Lost write protection means Oracle writes a “block read record” (BRR) to the redo log every time it reads a block from disc, so I decided to follow up the 6,110 figure to see what other stats reported similar values.
physical read total IO requests , 6112 physical read requests optimized , 6111 physical reads , 6111 physical reads cache , 6111 physical read IO requests , 6112 free buffer requested , 6112 redo entries , 6120 redo entries for lost write detection , 6110 gc local grants , 6116 cell flash cache read hits , 6723
There’s nothing particularly surprising here – basically we see all the blocks being read as single block reads, into cache. All the necessary global cache (gc) grants are local so it’s possible the table of interest has been remastered to this node. The value for “cell flash cache read hits” look a little odd as the cache is hit more frequently than blocks are read – but dynamic performance views are not read-consistent and this session is hammering away like crazy so this might just be a side effect of the time to gather the data for the report.

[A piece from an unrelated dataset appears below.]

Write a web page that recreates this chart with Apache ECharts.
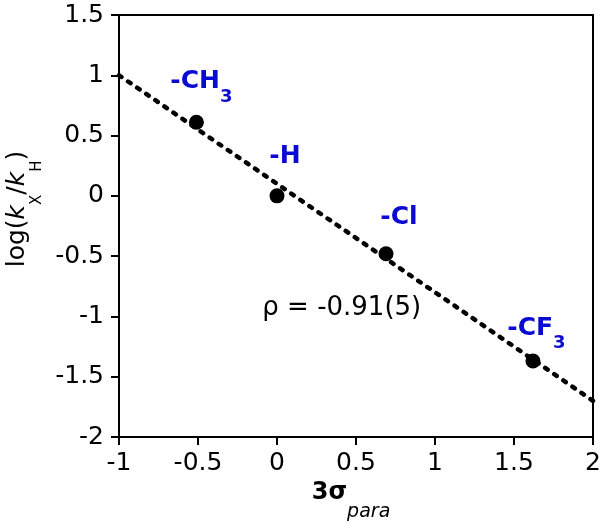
<!DOCTYPE html>
<html><head><meta charset="utf-8">
<script src="https://cdn.jsdelivr.net/npm/echarts@6/dist/echarts.min.js"></script>
<style>html,body{margin:0;padding:0;background:#fff}#c{width:600px;height:528px}</style>
</head><body><div id="c"></div>
<script>
// ---- data ----
const labelMain = ['-CH', '-H', '-Cl', '-CF'];
const labelSub = ['3', '', '', '3'];
const sigmaX = [-0.51, 0.0, 0.69, 1.62];
const logK = [0.61, 0.0, -0.48, -1.37];
const fitX = [-1, 2];
const fitY = [1.0, -1.7];
const rhoText = 'ρ = -0.91(5)';
const rhoAt = [0.41, -0.93];
const xRange = [-1, 2, 0.5];
const yRange = [-2, 1.5, 0.5];

// ---- styling ----
const FF = 'DejaVu Sans';
const BLUE = '#0a0ad2';
const labelOffsets = [[5, -41], [8, -40], [13, -37], [3.5, -33.5]];

const chart = echarts.init(document.getElementById('c'), null, {renderer: 'canvas'});

const scatterData = sigmaX.map((x, i) => ({
  value: [x, logK[i]],
  label: {
    offset: labelOffsets[i],
    formatter: '{m|' + labelMain[i] + '}' + (labelSub[i] ? '{s|' + labelSub[i] + '}' : '')
  }
}));

const axisCommon = {
  type: 'value',
  axisLine: {show: true, onZero: false, lineStyle: {color: '#000', width: 2}},
  axisTick: {show: true, inside: false, length: 8, lineStyle: {color: '#000', width: 2}},
  splitLine: {show: false},
  axisLabel: {color: '#000', fontSize: 25, fontFamily: FF}
};

chart.setOption({
  animation: false,
  backgroundColor: '#fff',
  grid: {left: 119, right: 7, top: 15, bottom: 91, containLabel: false, outerBoundsMode: 'none',
         show: true, borderColor: '#000', borderWidth: 2, backgroundColor: 'transparent'},
  xAxis: Object.assign({}, axisCommon, {
    min: xRange[0], max: xRange[1], interval: xRange[2],
    axisLabel: Object.assign({}, axisCommon.axisLabel, {margin: 14}),
    name: '{b|3σ}{p|para}',
    nameLocation: 'middle',
    nameGap: 42,
    nameTextStyle: {
      padding: [0, 10, 0, 0],
      rich: {
        b: {fontSize: 24, fontWeight: 'bold', lineHeight: 24, verticalAlign: 'top', color: '#000', fontFamily: FF},
        p: {fontSize: 19, fontStyle: 'italic', lineHeight: 19, padding: [22, 0, 0, 0], verticalAlign: 'top', color: '#000', fontFamily: FF}
      }
    }
  }),
  yAxis: Object.assign({}, axisCommon, {
    min: yRange[0], max: yRange[1], interval: yRange[2],
    axisLabel: Object.assign({}, axisCommon.axisLabel, {margin: 15}),
    name: '{n|log(}{i|k}{s|X}{n|/}{i|k}{s|H}{n|)}',
    nameLocation: 'middle',
    nameRotate: 90,
    nameGap: 77,
    nameTextStyle: {
      padding: [0, 0, 0, 34],
      rich: {
        n: {fontSize: 25, lineHeight: 26, verticalAlign: 'top', color: '#000', fontFamily: FF},
        i: {fontSize: 25, lineHeight: 26, fontStyle: 'italic', verticalAlign: 'top', color: '#000', fontFamily: FF},
        s: {fontSize: 15, lineHeight: 15, padding: [24, 0, 0, 0], verticalAlign: 'top', color: '#000', fontFamily: FF}
      }
    }
  }),
  series: [
    {
      type: 'line',
      data: fitX.map((x, i) => [x, fitY[i]]),
      showSymbol: false,
      silent: true,
      lineStyle: {color: '#000', width: 4.5, type: [3, 8], cap: 'round', opacity: 1},
      z: 2,
      markPoint: {
        symbol: 'circle',
        symbolSize: 0,
        silent: true,
        data: [{coord: rhoAt}],
        label: {show: true, position: 'inside', formatter: rhoText, color: '#000', fontSize: 26, fontFamily: FF}
      }
    },
    {
      type: 'scatter',
      data: scatterData,
      symbol: 'circle',
      symbolSize: 15,
      itemStyle: {color: '#000', opacity: 1},
      z: 3,
      label: {
        show: true,
        position: 'inside',
        rich: {
          m: {fontSize: 25, fontWeight: 'bold', lineHeight: 24, verticalAlign: 'top', color: BLUE, fontFamily: FF},
          s: {fontSize: 18, fontWeight: 'bold', lineHeight: 17, padding: [19, 0, 0, 0], verticalAlign: 'top', color: BLUE, fontFamily: FF}
        }
      }
    }
  ]
});
</script>
</body></html>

We can chase the redo a little further – the number of redo entries is slightly larger than the number of blocks read, so (even though small inconsistencies are not necessarily meaningful) this might tell us something:
redo entries , 6120 redo size , 465504 redo entries for lost write detection , 6110 redo size for lost write detection , 464756 db block changes , 11
The number of “redo entries” that were NOT for lost write detection is 10, totalling 748 bytes (not a lot – so indicative of “non-user” activity). The number of “db block changes” is 11 (close enough to 10), and generally it’s changes to db blocks that require redo to be generated. The final significant number is the one that isn’t there – there’s no undo generated, so no user-change to data. This system is working like crazy achieving absolutely nothing at this point.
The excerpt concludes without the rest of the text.